Cascading 2.0: An Application Framework for Hadoop Winning the Attention of Twitter, Etsy and EMC


Cascading is an open-source application framework getting the attention of Twitter, Etsy, AirBnB and big data analytics companies such as EMC Greemplum and Map R. The popularity stems from its ability to abstract the complexities of MapReduce and making Hadoop clusters easier to manage.

Today Concurrent announced Cascading 2.0, an ennterprise-grade development platform designed for Java developers to build big data applications on top of Hadoop.

The complexity of MapReduce makes the process of deploying big data apps a time consuming endeavor with multiple opportunities for error. With Cascading 2.0, data scientists and developers use high-level scripting languages and open APIs to process, integrate and schedule on complex Hadoop clusters.

Cascading reminds me a bit of platforms such as Yahoo! Pipes that aggregates RSS feeds, Web pages and other data sources. It pipes that data into Web-based applications that publish information to the Web.

Cascading follows similar principles. According to Wikipedia, Cascading users create descriptions of processes that often consist of business logic. Data is captured from different sources and run through pipes that use algorithms to process the data. Pipes are built independently from the data they will process.
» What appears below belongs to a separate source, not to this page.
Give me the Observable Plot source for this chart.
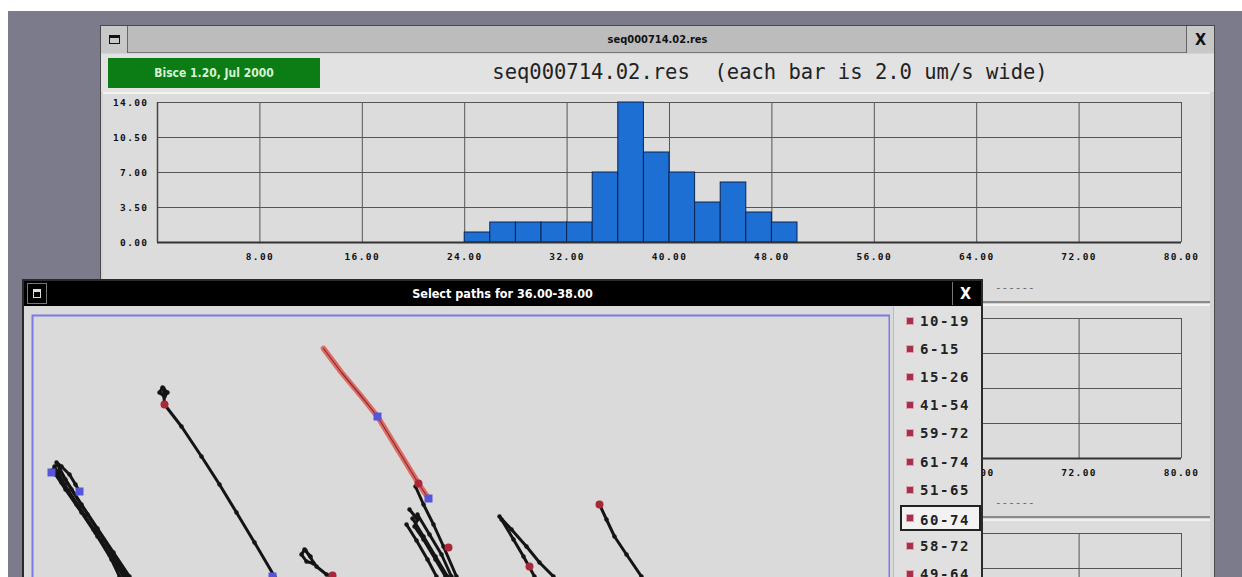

Once tied to the data sources and “sinks,” the user can create flows that may be grouped inta a “cascade.” These cascades run through a process scheduler so the clusters can be easier managed.

Developers program on JVM-based languages and do not need to learn MapReduce. That in itslef can makes it far easier to deploy big data apps.

As a result, Cascading 2.0 is getting more attention from companies like EMC that are investing heavily in big data. EMC Greenplum is diistributing Cascading as part of its  Greenplum MR distribution, and plan to increase integration and support with other offerings in the future.